Gallagher leader says carriers’ and brokers’ service to risk

Insurance CEOs tell risk managers improving service continues to be a top priority

When it comes to the service carriers and brokers provide to today’s risk managers, the quality of that service “stinks,” according to J. Patrick Gallagher Jr., chairman, president and CEO of broker Arthur J. Gallagher & Co. Speaking on a CEO panel at the recent Risk & Insurance Management Society annual conference in New Orleans, Gallagher said “it’s amazing to me when we step back from an industry like ours and really realize that the quality stinks. … Many of you that know me know that I’ve kind of railed on this subject for years.”

Little improvement
At last year’s conference, the RIMS leadership challenged carriers and brokers to make quality improvements a top priority in their business practices, noting it was often taking too long to transact business.
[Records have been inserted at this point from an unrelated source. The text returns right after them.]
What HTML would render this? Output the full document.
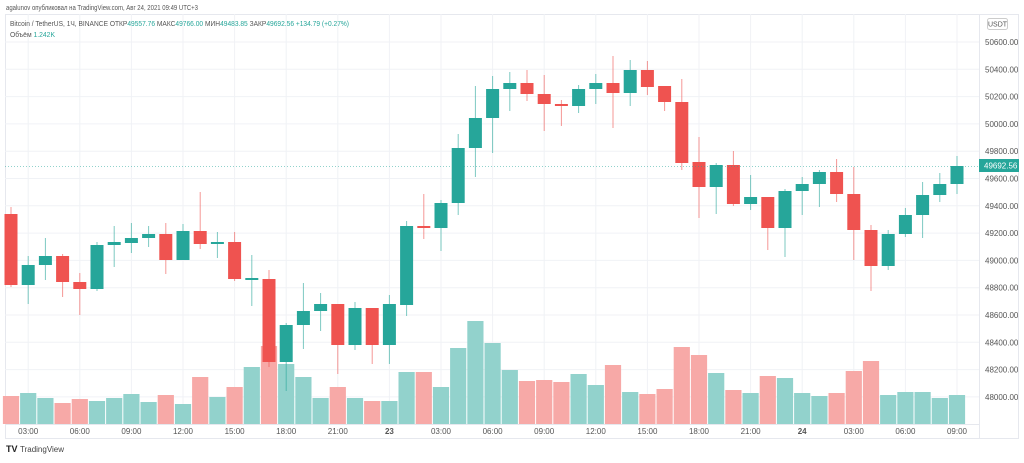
<!DOCTYPE html>
<html><head><meta charset="utf-8"><style>
body{margin:0;width:1024px;height:458px;background:#fff;overflow:hidden;font-family:"Liberation Sans",sans-serif}
</style></head><body>
<svg id="s" width="1024" height="458" xmlns="http://www.w3.org/2000/svg" font-family="Liberation Sans, sans-serif">
<text x="6" y="10" font-size="7" fill="#555" textLength="192" lengthAdjust="spacingAndGlyphs">agalunov опубликовал на TradingView.com, Авг 24, 2021 09:49 UTC+3</text>
<rect x="5.5" y="14.5" width="1013" height="424" fill="none" stroke="#e6e8ee"/>
<line x1="979.5" y1="14" x2="979.5" y2="438" stroke="#e6e8ee"/>
<line x1="5" y1="424.5" x2="979" y2="424.5" stroke="#e6e8ee"/>
<g id="grid"></g>
<g id="vol"></g>
<g id="cnd"></g>
<line x1="5" y1="166.5" x2="979" y2="166.5" stroke="#26a69a" stroke-dasharray="1,2" opacity="0.5"/>
<text x="10" y="26" font-size="7" fill="#555" textLength="339" lengthAdjust="spacingAndGlyphs">Bitcoin / TetherUS, 1Ч, BINANCE  ОТКР<tspan fill="#26a69a">49557.76</tspan>  МАКС<tspan fill="#26a69a">49766.00</tspan>  МИН<tspan fill="#26a69a">49483.85</tspan>  ЗАКР<tspan fill="#26a69a">49692.56  +134.79 (+0.27%)</tspan></text>
<text x="10" y="37" font-size="7" fill="#555" textLength="45" lengthAdjust="spacingAndGlyphs">Объём  <tspan fill="#26a69a">1.242K</tspan></text>
<rect x="987.5" y="18.5" width="20" height="11" rx="2" fill="#fff" stroke="#ccc"/>
<text x="997.5" y="26.5" font-size="7" fill="#555" text-anchor="middle">USDT</text>
<g id="ax" font-size="8" fill="#555"></g>
<rect x="979" y="159" width="40" height="13" fill="#26a69a"/>
<text x="984" y="168.5" font-size="8" fill="#fff">49692.56</text>
<text x="6" y="452" font-size="9" font-weight="bold" fill="#222">TV</text>
<text x="20" y="452" font-size="8" fill="#444">TradingView</text>
</svg>
<script>
var NS="http://www.w3.org/2000/svg";
function el(p,t,a,txt){var e=document.createElementNS(NS,t);for(var k in a)e.setAttribute(k,a[k]);if(txt)e.textContent=txt;document.getElementById(p).appendChild(e);}
for(var i=0;i<14;i++){var p=50600-200*i;var y=42+i*27.3;
el("grid","line",{x1:5,x2:979,y1:y,y2:y,stroke:"#f0f2f6"});
el("ax","text",{x:985,y:y+3},p.toFixed(2));}
var tl=[[1,"03:00"],[4,"06:00"],[7,"09:00"],[10,"12:00"],[13,"15:00"],[16,"18:00"],[19,"21:00"],[22,"23"],[25,"03:00"],[28,"06:00"],[31,"09:00"],[34,"12:00"],[37,"15:00"],[40,"18:00"],[43,"21:00"],[46,"24"],[49,"03:00"],[52,"06:00"],[55,"09:00"]];
tl.forEach(function(t){var x=11+17.2*t[0];el("grid","line",{x1:x,x2:x,y1:14,y2:424,stroke:"#f0f2f6"});
el("ax","text",{x:x,y:434,"text-anchor":"middle","font-weight":(t[1]=="23"||t[1]=="24")?"bold":"normal"},t[1]);});
var C=[[214,285,207,287,0],[265,285,256,304,1],[256,265,238,280,1],[256,282,254,297,0],[282,289,273,315,0],[245,289,242,291,1],[242,245,226,267,1],[238,243,223,253,1],[234,238,226,247,1],[234,260,223,274,0],[231,260,224,260,1],[231,244,192,249,0],[242,244,232,258,1],[242,279,232,281,0],[278,279,255,306,1],[279,362,270,367,0],[325,362,323,391,1],[311,325,283,349,1],[304,311,293,331,1],[304,345,304,374,0],[308,345,302,350,1],[308,345,308,364,0],[304,345,295,364,1],[226,305,221,316,1],[226,228,194,239,0],[203,228,200,251,1],[148,203,134,215,1],[118,148,86,177,1],[89,118,76,153,1],[83,89,72,111,1],[83,94,70,101,0],[94,104,75,131,0],[104,106,100,126,0],[89,106,85,113,1],[83,89,74,104,1],[83,93,56,128,0],[70,93,60,106,1],[70,87,61,95,0],[86,102,86,111,0],[102,163,79,170,0],[162,187,137,218,0],[165,187,163,214,1],[165,204,151,206,0],[197,204,175,210,1],[197,228,197,250,0],[191,228,189,257,1],[184,191,177,215,1],[172,184,170,207,1],[172,194,159,202,0],[194,230,167,260,0],[230,266,225,291,0],[234,266,230,270,1],[215,234,208,237,1],[195,215,182,238,1],[184,195,173,202,1],[166,184,156,194,1]];
var V=[396,393,398,403,399,401,398,394,402,395,404,377,397,387,367,346,364,377,398,387,398,401,401,372,372,387,348,321,343,370,381,380,382,374,385,365,392,394,389,347,355,373,390,393,376,378,393,396,393,371,361,395,392,392,398,395];
C.forEach(function(c,i){var x=11+17.2*i;var col=c[4]?"#26a69a":"#ef5350";
el("vol","rect",{x:x-8.1,y:V[i],width:16.2,height:424-V[i],fill:c[4]?"#92d2cc":"#f7a9a7"});
el("cnd","line",{x1:x,x2:x,y1:c[2],y2:c[3],stroke:col,"stroke-width":1,opacity:0.6});
el("cnd","rect",{x:x-6.5,y:c[0],width:13,height:Math.max(2,c[1]-c[0]),fill:col});});
</script>
</body></html>
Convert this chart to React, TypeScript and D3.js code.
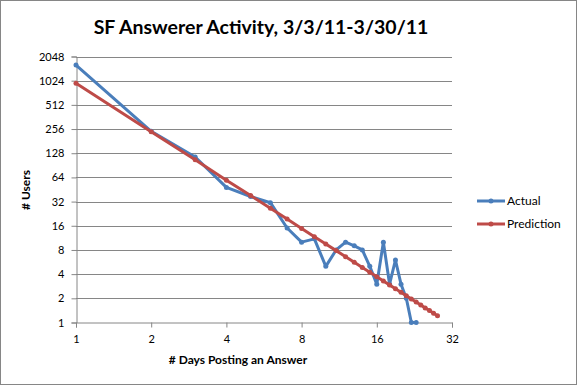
import { useEffect, useRef } from "react"
import * as d3 from "d3"

// days posting an answer
const actualDays = [1, 2, 3, 4, 5, 6, 7, 8, 9, 10, 11, 12, 13, 14, 15, 16, 17, 18, 19, 20, 21, 22, 23]
const actualUsers = [1600, 240, 115, 48, 37, 31, 15, 10, 11, 5, 8, 10, 9, 8, 5, 3, 10, 3, 6, 3, 2, 1, 1]

const predictionDays = [1, 2, 3, 4, 5, 6, 7, 8, 9, 10, 11, 12, 13, 14, 15, 16, 17, 18, 19, 20, 21, 22, 23, 24, 25, 26, 27, 28]
const predictionUsers = [
  950, 237, 106, 59, 38, 26.4, 19.4, 14.8, 11.7, 9.5, 7.85, 6.6, 5.62, 4.85,
  4.22, 3.71, 3.29, 2.93, 2.63, 2.38, 2.15, 1.96, 1.8, 1.65, 1.52, 1.41, 1.3, 1.21,
]

const xTicks = [1, 2, 4, 8, 16, 32]
const yTicks = [1, 2, 4, 8, 16, 32, 64, 128, 256, 512, 1024, 2048]

const title = "SF Answerer Activity, 3/3/11-3/30/11"
const xTitle = "# Days Posting an Answer"
const yTitle = "# Users"
const seriesNames = ["Actual", "Prediction"]
const seriesColors = ["#4a7ebb", "#be4b48"]

export default function App() {
  const svgRef = useRef<SVGSVGElement>(null)
  const width = 577
  const height = 385

  useEffect(() => {
    if (!svgRef.current) return
    const svg = d3.select(svgRef.current)
    svg.selectAll("*").remove()

    const font = "Lato, 'Open Sans', sans-serif"
    const x = d3.scaleLog().base(2).domain([1, 32]).range([76, 452])
    const y = d3.scaleLog().base(2).domain([1, 2048]).range([322.5, 56.5])

    // outer border
    svg.append("rect")
      .attr("x", 0.5).attr("y", 0.5)
      .attr("width", width - 1).attr("height", height - 1)
      .attr("fill", "#fff").attr("stroke", "#868686")

    svg.append("text")
      .attr("x", 261).attr("y", 34)
      .attr("text-anchor", "middle")
      .attr("font-family", font).attr("font-weight", "bold").attr("font-size", 19.5)
      .text(title)

    // gridlines
    svg.append("g").selectAll("line")
      .data(yTicks.slice(1))
      .enter().append("line")
      .attr("x1", x(1)).attr("x2", x(32))
      .attr("y1", (d: number) => Math.round(y(d)) + 0.5)
      .attr("y2", (d: number) => Math.round(y(d)) + 0.5)
      .attr("stroke", "#868686")

    // y axis
    const yAxis = d3.axisLeft(y).tickValues(yTicks).tickFormat((d: any) => `${d}`).tickSize(5).tickPadding(7)
    const gy = svg.append("g").attr("transform", `translate(${x(1) + 0.5},0)`).call(yAxis)
    gy.select(".domain").attr("stroke", "#868686")
    gy.selectAll(".tick line").attr("stroke", "#868686")
    gy.selectAll(".tick text").attr("font-family", font).attr("font-size", 11).attr("fill", "#000")

    // x axis
    const xAxis = d3.axisBottom(x).tickValues(xTicks).tickFormat((d: any) => `${d}`).tickSize(5).tickPadding(8)
    const gx = svg.append("g").attr("transform", `translate(0,${y(1)})`).call(xAxis)
    gx.select(".domain").attr("stroke", "#868686")
    gx.selectAll(".tick line").attr("stroke", "#868686")
    gx.selectAll(".tick text").attr("font-family", font).attr("font-size", 11).attr("fill", "#000")

    svg.append("text")
      .attr("x", 238).attr("y", 364)
      .attr("text-anchor", "middle")
      .attr("font-family", font).attr("font-weight", "bold").attr("font-size", 12)
      .text(xTitle)

    svg.append("text")
      .attr("transform", `translate(30,190) rotate(-90)`)
      .attr("text-anchor", "middle")
      .attr("font-family", font).attr("font-weight", "bold").attr("font-size", 12)
      .text(yTitle)

    const line = d3.line<[number, number]>()
      .x((d) => x(d[0]))
      .y((d) => y(d[1]))

    const series = [
      actualDays.map((d, i) => [d, actualUsers[i]] as [number, number]),
      predictionDays.map((d, i) => [d, predictionUsers[i]] as [number, number]),
    ]

    series.forEach((pts, si) => {
      svg.append("path")
        .datum(pts)
        .attr("d", line)
        .attr("fill", "none")
        .attr("stroke", seriesColors[si])
        .attr("stroke-width", 3)
        .attr("stroke-linejoin", "round")
      svg.append("g").selectAll("circle")
        .data(pts)
        .enter().append("circle")
        .attr("cx", (d: [number, number]) => x(d[0]))
        .attr("cy", (d: [number, number]) => y(d[1]))
        .attr("r", 2.5)
        .attr("fill", seriesColors[si])
    })

    // legend
    const legend = svg.append("g")
    seriesNames.forEach((name, i) => {
      const ly = 201 + i * 23
      legend.append("line")
        .attr("x1", 477).attr("x2", 505)
        .attr("y1", ly).attr("y2", ly)
        .attr("stroke", seriesColors[i]).attr("stroke-width", 3)
      legend.append("circle")
        .attr("cx", 491).attr("cy", ly).attr("r", 2.5)
        .attr("fill", seriesColors[i])
      legend.append("text")
        .attr("x", 507).attr("y", ly + 4)
        .attr("font-family", font).attr("font-size", 12)
        .text(name)
    })
  }, [])

  return (
    <svg
      ref={svgRef}
      width={width}
      height={height}
      style={{ position: "absolute", left: 0, top: 0 }}
    />
  )
}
One year later, all the speakers on the 2007 panel — Gallagher, Evan G. Greenberg, president and CEO of Ace Ltd.; Gregory C. Case, president and CEO of Aon Corp.; John J. Amore, CEO of General Insurance, Zurich Financial Services; Shivan Subramaniam, chairman and CEO of FM Global; Brian M. Storms, CEO of Marsh; Martin J. Sullivan, president and CEO of American International Group Inc.; and Myron M. Picoult, an independent insurance consultant — generally agreed that there is still much room for improvement.

Aon’s Case called the topic a “recurring theme” and noted that technology and turnaround time are big factors in the quality of service companies can provide risk managers. He recalled that last year he noted it took 100 to 120 days to issue a policy.

“We all recognize that this is devastating to us from the standpoint of value and price,” he said. Streamlining the admission process using new technologies to make the process more electronic instead of pushing paper could help, he indicated.

Since last year, he said his company has tested electronic trading in Lloyd’s in a couple of places and has about 70 percent of its claims being handled electronically, with about 10 percent to 20 percent of its reinsurance and retail being handled electronically. “But it’s only the beginning,” Case said. In the drive for efficiency, Case said his company has reduced policy issuance at its processing centers by 49 percent to 50 percent.

The issue of quality service is centered on value and price, he emphasized, which is judged by how long a customer must wait for his or her policy. At times, it seems insurers and brokers are lucky to have business, given their sometimes antiquated processes, he indicated. Much more efficiency is needed, Case stated.

Technology lacking
Marsh’s Storms argued that technology could improve service. Part of the problem, he said, was that technology and processes have not yet been streamlined at companies that have grown through mergers and acquisitions. “I think we as an industry, it’s certainly been my experience, whether you’re defined as a broker or an insurance company, have not led general industries in this regard, from the service standard or the technology standard. … But there’s something more challenging that’s at hand here that, certainly we, and I’m sure others, are focusing on. Many of us grew up through acquisitions and mergers, creating a lot of operating autonomy and variability in our systems around the world. That’s true with many of the insurance companies as well.”

He told the RIMS audience that the insurance industry has been “slow” to find ways to integrate its acquisitions and slow “to create sort of the seamless infrastructure that leads to the high level of standards that you’re asking about.”

FM Global’s Subramaniam agreed that rework and redundancies plague the insurance industry. “If we can focus on the rework and the redundant effort, we’ll have great quality. That’s all there is to it,” he said.

Sullivan said AIG is striving to reduce the amount of rework at its company, and noted measures of improvement. “I’m pleased to say at the end of January 2007, we’re now getting 82 percent of new or renewal policies out within 30 days. Eighty-eight percent of endorsements have gone out within 30 days. And more importantly, 94 percent are being done right now,” he said.

Despite the panel’s doom and gloom about its slow processes, Marsh’s Storms said the problem of quality and turnaround time may not be as bad as he and his colleagues described. “If you sit with individual clients and talk about this subject, you’ll find that a lot of progress has been made,” he said.

Improvements are achievable, Ace’s Greenberg said. He said American companies could look to the United Kingdom, which recently legislated quality service improvements. “The regulator enforced that there be better service and that policies be issued within a very short period of time, and be done accurately, at the time you’re buying your risk,” he said. “There’s no reason, therefore, that it can’t be done in the United States.”

Regulation to force improvements may not be necessary, the panelists said, as long as carriers and brokers take it upon themselves to continue striving for improvement.

“Maybe we don’t need a regulator to do it, if we can really get the strong leadership, along all parts of this process, from the customer, through the broker, to the company,” Zurich’s Amore said.

“We’re heading in the right direction. If we can eliminate the amount of rework that has to be done — policies coming back and forth between the broker, the client and the insurer — then we can start hitting more realistic targets,” AIG’s Sullivan added.

“We’re not declaring victory by a long way yet,” he concluded, “because we’re going for perfection.”